Arntz's brother, who also recalled spending time with the future killer while they were children, added to the Statesman that he was particularly thinking about Kohberger's parents.
'I am deeply sorry that Bryan's parents have to live with this as well,' he said.
'I've always thought they were kind people, and they didn't deserve this. And for Bryan, God have mercy on his soul.'
Another former friend, Jack Baylis, 31, said he was also only convinced of Kohberger's innocence after his guilty plea, because if he was innocent he would 'be fighting tooth and nail' to clear his name.
Baylis said he was still in shock at the senseless slayings, and theorized that Kohberger carried out the murders because he wanted to understand the criminal mind for his criminology PhD.
'I think he did it to see what it felt like, to experience it,' he said.
'If he wanted to write a paper about what killers feel and why they kill, to be accurate, you have to experience it yourself to truly understand it.
'To get into the mind of a killer, you have to be a killer, would be my guess.'
Donna Yozwiak, a guidance counselor at Kohberger's school, echoed the Arntz siblings' thoughts as she looked back on her time with the killer.
'I hope that his family will survive this horrendous ordeal and be able to get on with their lives,' Yozwiak said.
'I also hope that the victims' relatives gain much needed closure and heal after this tragedy.'
It comes as Kohberger's plea deal sparked fury among some of the families of his victims, with the family of Kaylee Goncalves condemning how his life behind bars will still mean 'he would still get to speak, form relationships, and engage with the world.'
'Meanwhile, our loved ones have been silenced forever. That reality stings more deeply when it feels like the system is protecting his future more than honoring the victims' pasts,' Goncalves' teenage sister Aubrie, 18, said.
'This last-minute plea deal feels less like an act of justice and more like an afterthought. We are not asking for vengeance. We are asking for accountability.
'We are asking for dignity for our loved ones. And we are asking - pleading - for a justice system that truly lives up to its name.'
Goncalves' father also branded Latah County Prosecutor Bill Thompson, who handed Kohberger the plea deal, a 'gutless coward' for the move.
'Thompson robbed us of our day in court. No negotiations, no jury of our peers, not even the pretense of cooperation and fairness,' he wrote in a blistering statement.
At the hearing on Wednesday where Kohberger pleaded guilty, Thompson broke down and grew emotional as he detailed the brutal slayings in 2022.
Thompson came under scrutiny after the deal with Kohberger was announced this week, with critics of his decision calling for him to step down after the Kohberger case is closed.
The prosecutor said in remarks at Kohberger's plea deal hearing that if the case had gone to trial, he would have argued that Kohberger stalked the Idaho victims' home in the months before the murders.

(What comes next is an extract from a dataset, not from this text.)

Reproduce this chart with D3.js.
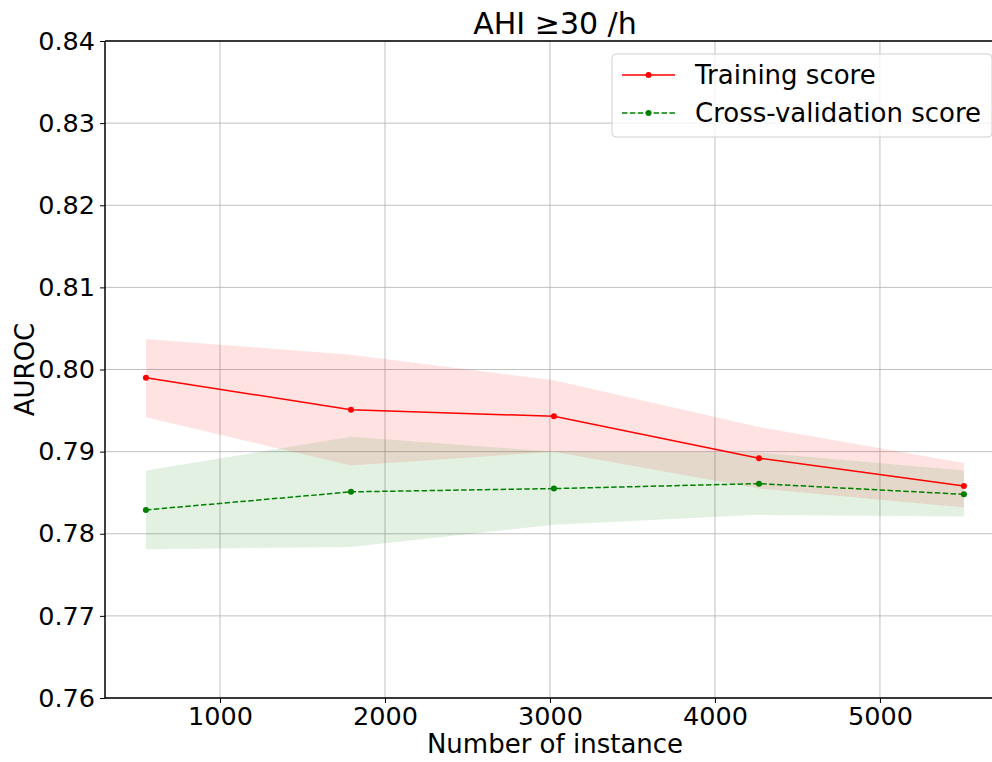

Thompson said the state would have argued in court that Kohberger slipped in through a side door, before killing Mogen and Goncalves on the third floor.

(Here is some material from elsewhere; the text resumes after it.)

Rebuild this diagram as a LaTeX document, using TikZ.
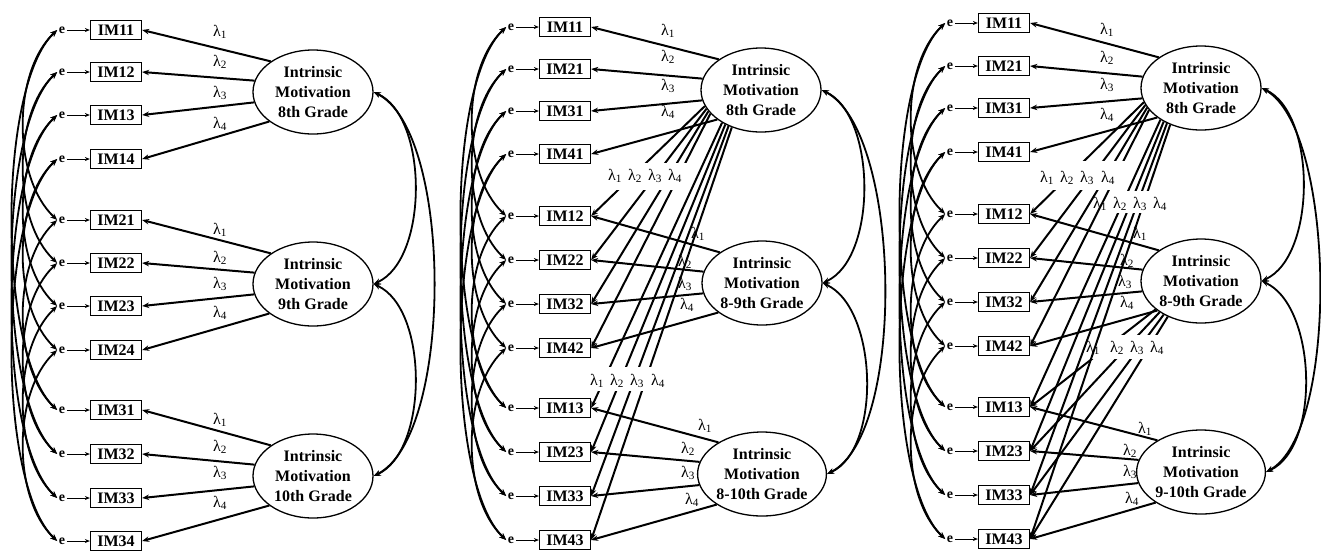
\documentclass[tikz,border=0pt]{standalone}
\usepackage{fontspec}
\setmainfont{Liberation Serif}
\usetikzlibrary{arrows.meta,shapes.geometric}
\newcommand\indvar[4]{%
  \node[errnode] (e#1) at (#2+62,#3) {e};
  \node[box] (#1) at (#2+116,#3) {#4};
  \draw[earr] (e#1) -- (#1);}
\newcommand\gapped[6]{%
  \begin{scope}\clip (#6,0) rectangle (#6+420,#4);
    \foreach \i/\ang in {#3} \draw[ldn] (#1.\ang) -- (#2\i.east);
  \end{scope}
  \begin{scope}\clip (#6,#5) rectangle (#6+420,550);
    \foreach \i/\ang in {#3} \draw[ld] (#1.\ang) -- (#2\i.east);
  \end{scope}}
\newcommand\lam[1]{λ\textsubscript{#1}}
\begin{document}
\begin{tikzpicture}[x=1pt,y=-1pt,
  box/.style={draw,line width=1.3pt,font=\bfseries\fontsize{16}{16}\selectfont,minimum width=51pt,minimum height=19pt,inner sep=0pt},
  lat/.style={draw,ellipse,line width=1.3pt,minimum width=120pt,minimum height=84pt,inner sep=0pt,align=center,font=\bfseries\fontsize{16}{20.4}\selectfont},
  errnode/.style={font=\bfseries\fontsize{14}{14}\selectfont,inner sep=1.5pt},
  ld/.style={line width=2pt,-{Stealth[length=7pt,width=5.5pt]}},
  ldn/.style={line width=2pt},
  earr/.style={line width=1pt,-{Stealth[length=5pt,width=4pt]}},
  cv/.style={line width=1.8pt,{Stealth[length=7pt,width=5.5pt]}-{Stealth[length=7pt,width=5.5pt]}},
  lab/.style={font=\fontsize{16}{16}\selectfont,inner sep=0pt}
]
\useasboundingbox (0,0) rectangle (1321,550);

% ---------------- Panel A ----------------
\indvar{a1}{0}{30}{IM11}
\indvar{a2}{0}{72}{IM12}
\indvar{a3}{0}{115}{IM13}
\indvar{a4}{0}{159}{IM14}
\indvar{a5}{0}{220}{IM21}
\indvar{a6}{0}{263}{IM22}
\indvar{a7}{0}{306}{IM23}
\indvar{a8}{0}{350}{IM24}
\indvar{a9}{0}{410}{IM31}
\indvar{a10}{0}{454}{IM32}
\indvar{a11}{0}{498}{IM33}
\indvar{a12}{0}{541}{IM34}
\node[lat] (aL1) at (313,92) {Intrinsic\\Motivation\\8th Grade};
\node[lat] (aL2) at (313,284) {Intrinsic\\Motivation\\9th Grade};
\node[lat] (aL3) at (313,476) {Intrinsic\\Motivation\\10th Grade};
\foreach \i/\ang in {1/144,2/169,3/190,4/214} \draw[ld] (aL1.\ang) -- (a\i.east);
\foreach \i/\ang in {5/144,6/169,7/190,8/214} \draw[ld] (aL2.\ang) -- (a\i.east);
\foreach \i/\ang in {9/144,10/169,11/190,12/214} \draw[ld] (aL3.\ang) -- (a\i.east);
\node[lab] (la11) at (220,32) {\lam1};
\node[lab] (la12) at (220,62) {\lam2};
\node[lab] (la13) at (220,93) {\lam3};
\node[lab] (la14) at (220,124) {\lam4};
\node[lab] (la21) at (220,230) {\lam1};
\node[lab] (la22) at (220,258) {\lam2};
\node[lab] (la23) at (220,284) {\lam3};
\node[lab] (la24) at (220,313) {\lam4};
\node[lab] (la31) at (220,420) {\lam1};
\node[lab] (la32) at (220,447) {\lam2};
\node[lab] (la33) at (220,473) {\lam3};
\node[lab] (la34) at (220,503) {\lam4};
\draw[cv] (aL1.east) .. controls +(55,25) and +(55,-25) .. (aL2.east);
\draw[cv] (aL2.east) .. controls +(55,25) and +(55,-25) .. (aL3.east);
\draw[cv] (aL1.east) .. controls +(80,40) and +(80,-40) .. (aL3.east);

% ---------------- Panel B ----------------
\indvar{b1}{449}{27}{IM11}
\indvar{b2}{449}{69}{IM21}
\indvar{b3}{449}{111}{IM31}
\indvar{b4}{449}{154}{IM41}
\indvar{b5}{449}{216}{IM12}
\indvar{b6}{449}{260}{IM22}
\indvar{b7}{449}{304}{IM32}
\indvar{b8}{449}{348}{IM42}
\indvar{b9}{449}{408}{IM13}
\indvar{b10}{449}{452}{IM23}
\indvar{b11}{449}{496}{IM33}
\indvar{b12}{449}{540}{IM43}
\node[lat] (bL1) at (761,90) {Intrinsic\\Motivation\\8th Grade};
\node[lat] (bL2) at (762,283) {Intrinsic\\Motivation\\8-9th Grade};
\node[lat] (bL3) at (762,474) {Intrinsic\\Motivation\\8-10th Grade};
\foreach \i/\ang in {1/144,2/169,3/190,4/214} \draw[ld] (bL1.\ang) -- (b\i.east);
\foreach \i/\ang in {5/144,6/169,7/190,8/214} \draw[ld] (bL2.\ang) -- (b\i.east);
\foreach \i/\ang in {9/144,10/169,11/190,12/214} \draw[ld] (bL3.\ang) -- (b\i.east);
\gapped{bL1}{b}{5/196,6/199,7/202,8/205}{162}{190}{449}
\gapped{bL1}{b}{9/220,10/224,11/228,12/232}{366}{391}{449}
\node[lab] (lb11) at (668,31) {\lam1};
\node[lab] (lb12) at (668,57) {\lam2};
\node[lab] (lb13) at (668,86) {\lam3};
\node[lab] (lb14) at (668,112) {\lam4};
\node[lab] (lb21) at (698,234) {\lam1};
\node[lab] (lb22) at (685,262) {\lam2};
\node[lab] (lb23) at (685,284) {\lam3};
\node[lab] (lb24) at (687,305) {\lam4};
\node[lab] (lb31) at (705,426) {\lam1};
\node[lab] (lb32) at (688,449) {\lam2};
\node[lab] (lb33) at (688,473) {\lam3};
\node[lab] (lb34) at (692,500) {\lam4};
\node[lab] (lbg11) at (615,176) {\lam1};
\node[lab] (lbg12) at (635,176) {\lam2};
\node[lab] (lbg13) at (655,176) {\lam3};
\node[lab] (lbg14) at (675,176) {\lam4};
\node[lab] (lbg21) at (597,381) {\lam1};
\node[lab] (lbg22) at (617,381) {\lam2};
\node[lab] (lbg23) at (637,381) {\lam3};
\node[lab] (lbg24) at (658,381) {\lam4};
\draw[cv] (bL1.east) .. controls +(55,25) and +(55,-25) .. (bL2.east);
\draw[cv] (bL2.east) .. controls +(55,25) and +(55,-25) .. (bL3.east);
\draw[cv] (bL1.east) .. controls +(80,40) and +(80,-40) .. (bL3.east);

% ---------------- Panel C ----------------
\indvar{c1}{888}{23}{IM11}
\indvar{c2}{888}{66}{IM21}
\indvar{c3}{888}{108}{IM31}
\indvar{c4}{888}{152}{IM41}
\indvar{c5}{888}{214}{IM12}
\indvar{c6}{888}{258}{IM22}
\indvar{c7}{888}{302}{IM32}
\indvar{c8}{888}{346}{IM42}
\indvar{c9}{888}{407}{IM13}
\indvar{c10}{888}{451}{IM23}
\indvar{c11}{888}{495}{IM33}
\indvar{c12}{888}{539}{IM43}
\node[lat] (cL1) at (1201,88) {Intrinsic\\Motivation\\8th Grade};
\node[lat] (cL2) at (1201,281) {Intrinsic\\Motivation\\8-9th Grade};
\node[lat] (cL3) at (1201,472) {Intrinsic\\Motivation\\9-10th Grade};
\foreach \i/\ang in {1/144,2/169,3/190,4/214} \draw[ld] (cL1.\ang) -- (c\i.east);
\foreach \i/\ang in {5/144,6/169,7/190,8/214} \draw[ld] (cL2.\ang) -- (c\i.east);
\foreach \i/\ang in {9/144,10/169,11/190,12/214} \draw[ld] (cL3.\ang) -- (c\i.east);
\gapped{cL1}{c}{5/194,6/197,7/200,8/203}{160}{190}{888}
\gapped{cL1}{c}{9/218,10/222,11/226,12/230}{190}{213}{888}
\gapped{cL2}{c}{9/212,10/217,11/222,12/227}{334}{359}{888}
\node[lab] (lc11) at (1107,30) {\lam1};
\node[lab] (lc12) at (1107,58) {\lam2};
\node[lab] (lc13) at (1107,85) {\lam3};
\node[lab] (lc14) at (1107,115) {\lam4};
\node[lab] (lc21) at (1140,234) {\lam1};
\node[lab] (lc22) at (1127,261) {\lam2};
\node[lab] (lc23) at (1125,282) {\lam3};
\node[lab] (lc24) at (1127,303) {\lam4};
\node[lab] (lc31) at (1145,429) {\lam1};
\node[lab] (lc32) at (1130,451) {\lam2};
\node[lab] (lc33) at (1130,472) {\lam3};
\node[lab] (lc34) at (1132,499) {\lam4};
\node[lab] (lcg11) at (1047,178) {\lam1};
\node[lab] (lcg12) at (1067,178) {\lam2};
\node[lab] (lcg13) at (1087,178) {\lam3};
\node[lab] (lcg14) at (1108,178) {\lam4};
\node[lab] (lcg21) at (1100,204) {\lam1};
\node[lab] (lcg22) at (1120,204) {\lam2};
\node[lab] (lcg23) at (1140,204) {\lam3};
\node[lab] (lcg24) at (1160,204) {\lam4};
\node[lab] (lcg31) at (1093,348) {\lam1};
\node[lab] (lcg32) at (1117,348) {\lam2};
\node[lab] (lcg33) at (1137,348) {\lam3};
\node[lab] (lcg34) at (1157,348) {\lam4};
\draw[cv] (cL1.east) .. controls +(55,25) and +(55,-25) .. (cL2.east);
\draw[cv] (cL2.east) .. controls +(55,25) and +(55,-25) .. (cL3.east);
\draw[cv] (cL1.east) .. controls +(74,40) and +(74,-40) .. (cL3.east);

% ---------------- residual correlations ----------------
\foreach \p in {a,b,c}{
  \foreach \j in {1,2,3,4}{
    \pgfmathtruncatemacro\k{\j+4}
    \pgfmathtruncatemacro\m{\j+8}
    \draw[cv] (e\p\j.west) .. controls +(-45,42) and +(-45,-42) .. (e\p\k.west);
    \draw[cv] (e\p\k.west) .. controls +(-45,42) and +(-45,-42) .. (e\p\m.west);
    \draw[cv] (e\p\j.west) .. controls +(-60,56) and +(-60,-56) .. (e\p\m.west);
  }
}
\end{tikzpicture}
\end{document}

He said Kohberger then encountered Kernodle as she came down the stairs to pick up a Doordash order, and killed her with the same Ka-Bar knife he used on her roommates.

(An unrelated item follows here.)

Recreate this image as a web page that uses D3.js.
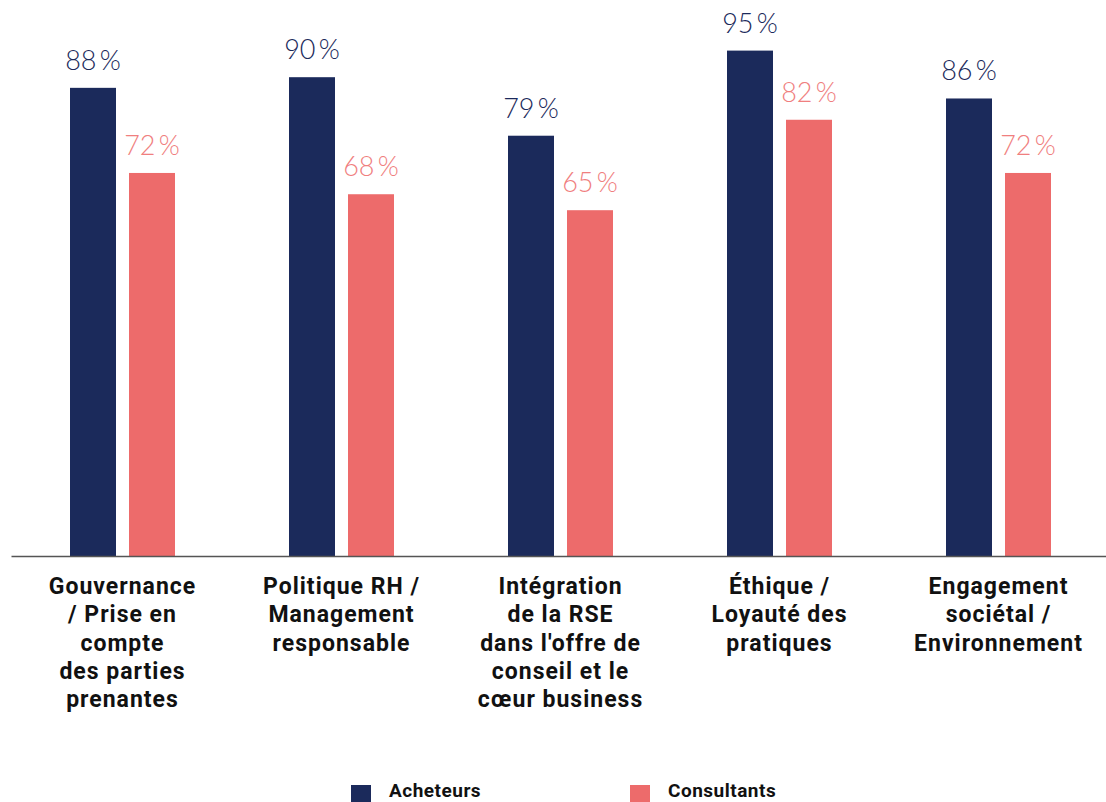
<!DOCTYPE html>
<html>
<head>
<meta charset="utf-8">
<script src="https://cdn.jsdelivr.net/npm/d3@7"></script>
<style>
  html, body { margin: 0; padding: 0; background: #fff; }
  svg { display: block; }
</style>
</head>
<body>
<svg id="chart" width="1106" height="802"></svg>
<script>
// Thèmes RSE et part des répondants (en %)
const categories = [
  ["Gouvernance", "/ Prise en", "compte", "des parties", "prenantes"],
  ["Politique RH /", "Management", "responsable"],
  ["Intégration", "de la RSE", "dans l'offre de", "conseil et le", "cœur business"],
  ["Éthique /", "Loyauté des", "pratiques"],
  ["Engagement", "sociétal /", "Environnement"]
];
const seriesNames = ["Acheteurs", "Consultants"];
const acheteurs = [88, 90, 79, 95, 86];
const consultants = [72, 68, 65, 82, 72];

const barColors = ["#1b2a5b", "#ed6b6b"];
const labelColors = ["#1b2a5b", "#f07f7f"];

const svg = d3.select("#chart");
const baseY = 556;

const x = d3.scaleBand()
  .domain(d3.range(categories.length))
  .range([13, 1108]);

const y = d3.scaleLinear().domain([0, 100]).range([baseY, 24]);

const values = [acheteurs, consultants];
const barW = 46;

categories.forEach((cat, i) => {
  const cx = x(i) + x.bandwidth() / 2;
  const g = svg.append("g");
  values.forEach((vals, s) => {
    const bx = cx - 52.5 + s * 59;
    g.append("rect")
      .attr("x", bx)
      .attr("y", y(vals[i]))
      .attr("width", barW)
      .attr("height", y(0) - y(vals[i]))
      .attr("fill", barColors[s]);
    g.append("text")
      .attr("x", bx + barW / 2)
      .attr("y", y(vals[i]) - 18)
      .attr("text-anchor", "middle")
      .attr("font-family", "Lato, 'Open Sans', sans-serif")
      .attr("font-weight", 300)
      .attr("font-size", 27)
      .attr("fill", labelColors[s])
      .text(vals[i] + "\u2009%");
  });
  // libellé de catégorie
  const t = svg.append("text")
    .attr("text-anchor", "middle")
    .attr("font-family", "Roboto, sans-serif")
    .attr("font-weight", 700)
    .attr("font-size", 23)
    .attr("letter-spacing", 1)
    .attr("fill", "#111");
  cat.forEach((line, k) => {
    t.append("tspan")
      .attr("x", cx)
      .attr("y", 594 + k * 28.3)
      .text(line);
  });
});

// axe horizontal
svg.append("g")
  .attr("transform", `translate(0,${baseY})`)
  .call(d3.axisBottom(d3.scaleLinear().range([11, 1106])).ticks(0).tickSize(0).tickFormat(""))
  .call(g => g.select(".domain").attr("stroke", "#555").attr("stroke-width", 1.3));

// légende
const legendX = [351, 630];
seriesNames.forEach((name, s) => {
  svg.append("rect")
    .attr("x", legendX[s])
    .attr("y", 785)
    .attr("width", 20)
    .attr("height", 20)
    .attr("fill", barColors[s]);
  svg.append("text")
    .attr("x", legendX[s] + 38)
    .attr("y", 797)
    .attr("font-family", "Roboto, sans-serif")
    .attr("font-weight", 700)
    .attr("font-size", 19)
    .attr("letter-spacing", 0.5)
    .attr("fill", "#111")
    .text(name);
});
</script>
</body>
</html>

He then entered Kernodle's bedroom and stabbed her boyfriend Chapin to death as he slept, Thompson said.
Kohberger's vehicle, a white Hyundai Elantra, was also seen circling the home on 1122 King Road, before surveillance cameras caught it fleeing the scene shortly after the murders at a high rate of speed.
Thompson said that after Kohberger murdered the four students, he then returned to the home at around 9am the next morning and lurked outside for around 10 minutes.
He then returned to his home, and took a selfie of himself in his bathroom, where he looked menacingly into the camera with his thumbs up.